The fundamental problem of communication is that of reproducing at one point either exactly or approximately a message selected at another point. Frequently the messages have meaning; that is they refer to or are correlated according to some system with certain physical or conceptual entities. These semantic aspects of communication are irrelevant to the engineering problem.
Shannon introduced a solid mathematical foundation to information theory where the amount of information, measured in bits, is equal to the log2 of the number of states. For example, if you wish to encode one of 16 different colors then you would need log2(16) bits, which is 4 bits.
If you wish to know more about the technical side of information theory then you could peruse the paper, or alternatively read the Wikipedia article on information theory, or look up information theory at any number of websites. We can get into actual information theory at any level of detail you like.

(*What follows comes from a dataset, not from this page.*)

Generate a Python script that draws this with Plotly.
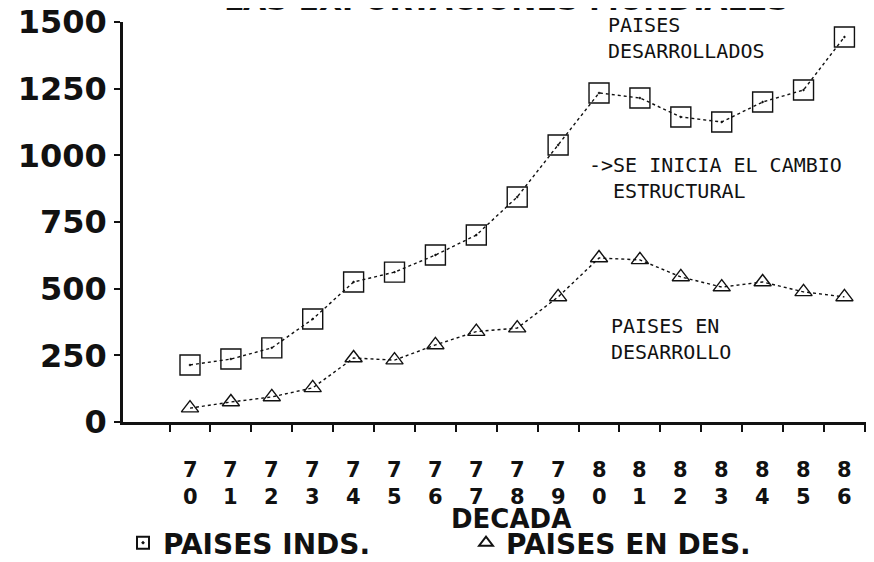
import plotly.graph_objects as go

# ---- data ----
years = ["70", "71", "72", "73", "74", "75", "76", "77", "78",
         "79", "80", "81", "82", "83", "84", "85", "86"]
paises_desarrollados = [214, 236, 278, 386, 525, 562, 626, 701, 844,
                        1039, 1234, 1215, 1144, 1125, 1200, 1245, 1444]
paises_en_desarrollo = [52, 75, 94, 128, 240, 232, 289, 339, 352,
                        469, 615, 608, 544, 506, 525, 488, 469]
y_ticks = [0, 250, 500, 750, 1000, 1250, 1500]
y_ticklabels = ["0", "250", "500", "750", "1000", "1250", "1500"]
series_names = ["PAISES INDS.", "PAISES EN DES."]
x_title = "DECADA"
chart_title = "LAS EXPORTACIONES MUNDIALES"

# ---- geometry: page pixels (the page body adds an 8px offset) ----
OFF = 8
W_PAGE, H_PAGE = 874, 562
W, H = W_PAGE - OFF, H_PAGE - OFF
PL, PR, PT, PB = 123, 870, 22, 422          # plot area in page pixels
L, R, T, B = PL - OFF, W_PAGE - PR, PT - OFF, H_PAGE - PB
PW, PH = PR - PL, PB - PT


def px(xp):
    return (xp - PL) / PW


def py(yp):
    return (PB - yp) / PH


idx = list(range(len(years)))
BIG = "DejaVu Sans"
MONO = "DejaVu Sans Mono"
INK = "#111111"

fig = go.Figure()

fig.add_trace(go.Scatter(
    x=idx, y=paises_desarrollados, mode="lines+markers", showlegend=False,
    line=dict(color=INK, width=1.4, dash="dot"),
    marker=dict(symbol="square-open-dot", size=20, color=INK,
                line=dict(color=INK, width=1.4)),
))
fig.add_trace(go.Scatter(
    x=idx, y=paises_en_desarrollo, mode="lines+markers", showlegend=False,
    line=dict(color=INK, width=1.4, dash="dot"),
    marker=dict(symbol="triangle-up-open", size=15, color=INK,
                line=dict(color=INK, width=1.4)),
))
# legend-only entries (markers only, as in the original)
fig.add_trace(go.Scatter(
    x=[None], y=[None], mode="markers", name=series_names[0],
    marker=dict(symbol="square-open-dot", size=14, color=INK,
                line=dict(color=INK, width=1.2)),
))
fig.add_trace(go.Scatter(
    x=[None], y=[None], mode="markers", name=series_names[1],
    marker=dict(symbol="triangle-up-open", size=14, color=INK,
                line=dict(color=INK, width=1.2)),
))

annotations = []
# two-line x tick labels (decade digits stacked)
for i, yr in enumerate(years):
    annotations.append(dict(
        x=i, xref="x", y=py(483), yref="paper", text=yr[0] + "<br>" + yr[1],
        showarrow=False, xanchor="center", yanchor="middle", borderpad=0,
        font=dict(family=BIG, size=21, color=INK, weight="bold"),
    ))
# x axis title
annotations.append(dict(
    x=px(511), xref="paper", y=py(519), yref="paper", text=x_title,
    showarrow=False, xanchor="center", yanchor="middle", borderpad=0,
    font=dict(family=BIG, size=26, color=INK, weight="bold"),
))
# title, cut off by the top edge as in the original scan
annotations.append(dict(
    x=px(507), xref="paper", y=py(19), yref="paper", text=chart_title,
    showarrow=False, xanchor="center", yanchor="bottom",
    font=dict(family=BIG, size=30, color=INK, weight="bold"),
))
# in-plot notes (two lines each)
notes = [
    ("PAISES<br>DESARROLLADOS", 607, 38),
    ("->SE INICIA EL CAMBIO<br>  ESTRUCTURAL", 588, 178),
    ("PAISES EN<br>DESARROLLO", 610, 339),
]
for txt, xp, yp in notes:
    annotations.append(dict(
        x=px(xp), xref="paper", y=py(yp), yref="paper", text=txt,
        showarrow=False, xanchor="left", yanchor="middle", align="left",
        borderpad=0,
        font=dict(family=MONO, size=20, color=INK),
    ))

fig.update_layout(
    width=W, height=H,
    margin=dict(l=L, r=R, t=T, b=B, pad=0, autoexpand=False),
    paper_bgcolor="white", plot_bgcolor="white",
    font=dict(family=BIG, color=INK),
    xaxis=dict(
        range=[-1.638, 16.625], showgrid=False, zeroline=False,
        showline=True, linecolor=INK, linewidth=2.5,
        tickmode="array", tickvals=idx, ticks="", showticklabels=False,
        minor=dict(tickmode="array", tickvals=[i - 0.5 for i in range(len(years) + 1)],
                   ticks="outside", ticklen=7, tickwidth=2, tickcolor=INK),
    ),
    yaxis=dict(
        range=[0, 1500], showgrid=False, zeroline=False,
        showline=True, linecolor=INK, linewidth=2.5,
        tickmode="array", tickvals=y_ticks, ticktext=y_ticklabels,
        ticks="outside", ticklen=6, tickwidth=2, tickcolor=INK,
        ticklabelstandoff=1, ticklabeloverflow="allow",
        tickfont=dict(family=BIG, size=32, color=INK, weight="bold"),
    ),
    legend=dict(
        orientation="h", x=px(123), xanchor="left", y=py(568), yanchor="bottom",
        font=dict(family=BIG, size=28, color=INK, weight="bold"),
        entrywidth=298, entrywidthmode="pixels", itemsizing="constant",
        bgcolor="rgba(0,0,0,0)", borderwidth=0,
    ),
    annotations=annotations,
)

fig.write_html("out.html")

In information theory everything is a source of information. For example, there is no fundamental difference in the information given off by a supernova of its luminosity in the form of light and an astronomer's record of his observations of the supernova in his notebook. Information is merely being translated from one form (intensity of starlight) to another (observational notations). The information about the supernova was created not by the astronomer but by the supernova itself. If you doubt that the information comes from the supernova then ask yourself how the astronomer could take accurate notes without observing it. If he can't see the supernova then he can't transcribe the information from the supernova into his notebook. The astronomer is not the originator of the information.
Discussions of information theory often bog down in refusals to accept that in information theory, information has a very formal definition. In everyday use words like information, meaning and knowledge are used almost interchangeably, but in information theory, information has a clear and concisely mathematical definition.
To avoid confusion with the actual definition of information provided by information theory, Gitt should instead claim that only intelligence can create knowledge or meaning, but even then he'd be on shaky ground. I can't see anyone successfully arguing that, for example, laboratory mice don't gradually acquire knowledge about a maze.